**DO THIS**. Restate all of the entries exactly, dropping any pictures they hold.

Dataset records
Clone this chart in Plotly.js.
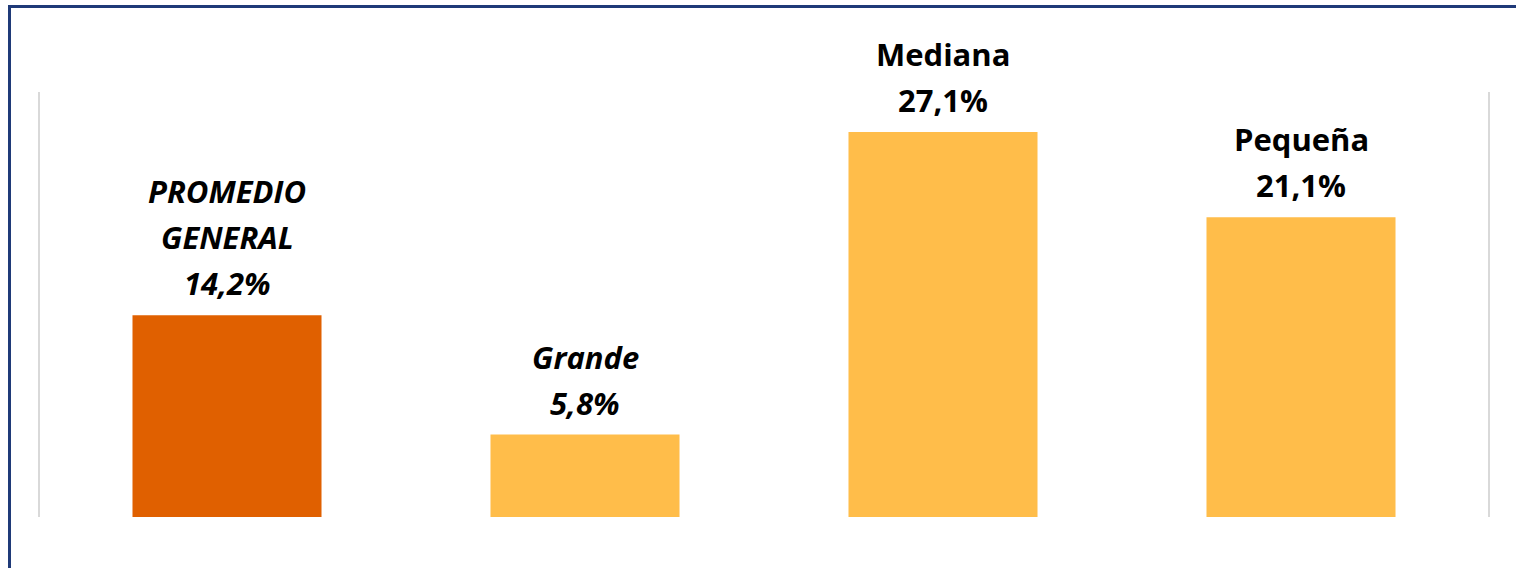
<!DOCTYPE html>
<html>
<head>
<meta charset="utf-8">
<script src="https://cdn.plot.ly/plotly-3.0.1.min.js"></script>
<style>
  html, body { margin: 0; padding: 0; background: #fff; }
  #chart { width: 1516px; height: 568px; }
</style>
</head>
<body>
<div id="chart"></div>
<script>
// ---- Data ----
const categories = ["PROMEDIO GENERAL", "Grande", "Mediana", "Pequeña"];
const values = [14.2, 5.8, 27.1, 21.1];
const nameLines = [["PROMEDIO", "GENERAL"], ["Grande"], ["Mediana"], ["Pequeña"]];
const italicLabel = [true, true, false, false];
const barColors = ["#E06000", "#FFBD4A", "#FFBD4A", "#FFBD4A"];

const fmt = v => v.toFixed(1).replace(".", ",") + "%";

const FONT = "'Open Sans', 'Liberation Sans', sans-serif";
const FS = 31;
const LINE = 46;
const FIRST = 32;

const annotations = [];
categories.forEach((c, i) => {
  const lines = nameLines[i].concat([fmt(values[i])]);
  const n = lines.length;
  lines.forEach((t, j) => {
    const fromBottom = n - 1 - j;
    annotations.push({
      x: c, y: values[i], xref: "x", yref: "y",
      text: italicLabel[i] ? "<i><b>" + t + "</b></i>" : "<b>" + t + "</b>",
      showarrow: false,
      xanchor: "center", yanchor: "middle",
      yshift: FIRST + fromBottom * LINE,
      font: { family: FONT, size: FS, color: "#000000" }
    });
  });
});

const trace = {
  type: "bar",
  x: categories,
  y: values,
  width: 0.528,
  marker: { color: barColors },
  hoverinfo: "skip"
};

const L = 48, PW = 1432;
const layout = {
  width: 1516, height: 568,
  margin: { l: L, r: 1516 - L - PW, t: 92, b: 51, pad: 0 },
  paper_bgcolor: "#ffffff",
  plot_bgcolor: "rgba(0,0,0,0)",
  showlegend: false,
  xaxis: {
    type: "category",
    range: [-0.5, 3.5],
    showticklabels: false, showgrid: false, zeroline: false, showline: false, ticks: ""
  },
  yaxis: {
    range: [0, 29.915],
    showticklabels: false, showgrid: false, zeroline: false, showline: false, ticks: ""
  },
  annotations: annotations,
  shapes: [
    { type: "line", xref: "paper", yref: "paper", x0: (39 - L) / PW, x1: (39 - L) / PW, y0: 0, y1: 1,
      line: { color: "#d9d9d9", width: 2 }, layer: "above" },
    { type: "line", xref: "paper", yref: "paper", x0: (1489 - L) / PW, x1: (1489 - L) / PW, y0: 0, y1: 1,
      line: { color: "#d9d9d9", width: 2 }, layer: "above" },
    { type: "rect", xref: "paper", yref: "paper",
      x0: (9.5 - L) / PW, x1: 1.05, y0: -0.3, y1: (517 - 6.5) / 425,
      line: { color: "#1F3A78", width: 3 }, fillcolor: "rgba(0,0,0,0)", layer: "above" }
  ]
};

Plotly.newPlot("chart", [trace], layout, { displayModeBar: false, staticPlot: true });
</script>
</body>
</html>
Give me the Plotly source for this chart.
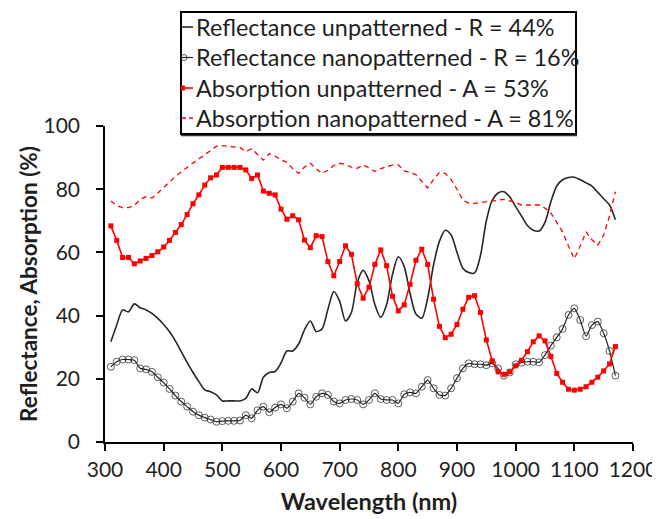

**REPLY TO THE TASK**.
Clone this chart in Plotly.js.
<!DOCTYPE html>
<html>
<head>
<meta charset="utf-8">
<script src="https://cdn.plot.ly/plotly-3.0.1.min.js"></script>
<style>
  html, body { margin: 0; padding: 0; background: #fff; }
  #chart { width: 1516px; height: 568px; }
</style>
</head>
<body>
<div id="chart"></div>
<script>
// ---- Data ----
const categories = ["PROMEDIO GENERAL", "Grande", "Mediana", "Pequeña"];
const values = [14.2, 5.8, 27.1, 21.1];
const nameLines = [["PROMEDIO", "GENERAL"], ["Grande"], ["Mediana"], ["Pequeña"]];
const italicLabel = [true, true, false, false];
const barColors = ["#E06000", "#FFBD4A", "#FFBD4A", "#FFBD4A"];

const fmt = v => v.toFixed(1).replace(".", ",") + "%";

const FONT = "'Open Sans', 'Liberation Sans', sans-serif";
const FS = 31;
const LINE = 46;
const FIRST = 32;

const annotations = [];
categories.forEach((c, i) => {
  const lines = nameLines[i].concat([fmt(values[i])]);
  const n = lines.length;
  lines.forEach((t, j) => {
    const fromBottom = n - 1 - j;
    annotations.push({
      x: c, y: values[i], xref: "x", yref: "y",
      text: italicLabel[i] ? "<i><b>" + t + "</b></i>" : "<b>" + t + "</b>",
      showarrow: false,
      xanchor: "center", yanchor: "middle",
      yshift: FIRST + fromBottom * LINE,
      font: { family: FONT, size: FS, color: "#000000" }
    });
  });
});

const trace = {
  type: "bar",
  x: categories,
  y: values,
  width: 0.528,
  marker: { color: barColors },
  hoverinfo: "skip"
};

const L = 48, PW = 1432;
const layout = {
  width: 1516, height: 568,
  margin: { l: L, r: 1516 - L - PW, t: 92, b: 51, pad: 0 },
  paper_bgcolor: "#ffffff",
  plot_bgcolor: "rgba(0,0,0,0)",
  showlegend: false,
  xaxis: {
    type: "category",
    range: [-0.5, 3.5],
    showticklabels: false, showgrid: false, zeroline: false, showline: false, ticks: ""
  },
  yaxis: {
    range: [0, 29.915],
    showticklabels: false, showgrid: false, zeroline: false, showline: false, ticks: ""
  },
  annotations: annotations,
  shapes: [
    { type: "line", xref: "paper", yref: "paper", x0: (39 - L) / PW, x1: (39 - L) / PW, y0: 0, y1: 1,
      line: { color: "#d9d9d9", width: 2 }, layer: "above" },
    { type: "line", xref: "paper", yref: "paper", x0: (1489 - L) / PW, x1: (1489 - L) / PW, y0: 0, y1: 1,
      line: { color: "#d9d9d9", width: 2 }, layer: "above" },
    { type: "rect", xref: "paper", yref: "paper",
      x0: (9.5 - L) / PW, x1: 1.05, y0: -0.3, y1: (517 - 6.5) / 425,
      line: { color: "#1F3A78", width: 3 }, fillcolor: "rgba(0,0,0,0)", layer: "above" }
  ]
};

Plotly.newPlot("chart", [trace], layout, { displayModeBar: false, staticPlot: true });
</script>
</body>
</html>
Give me the Plotly source for this chart.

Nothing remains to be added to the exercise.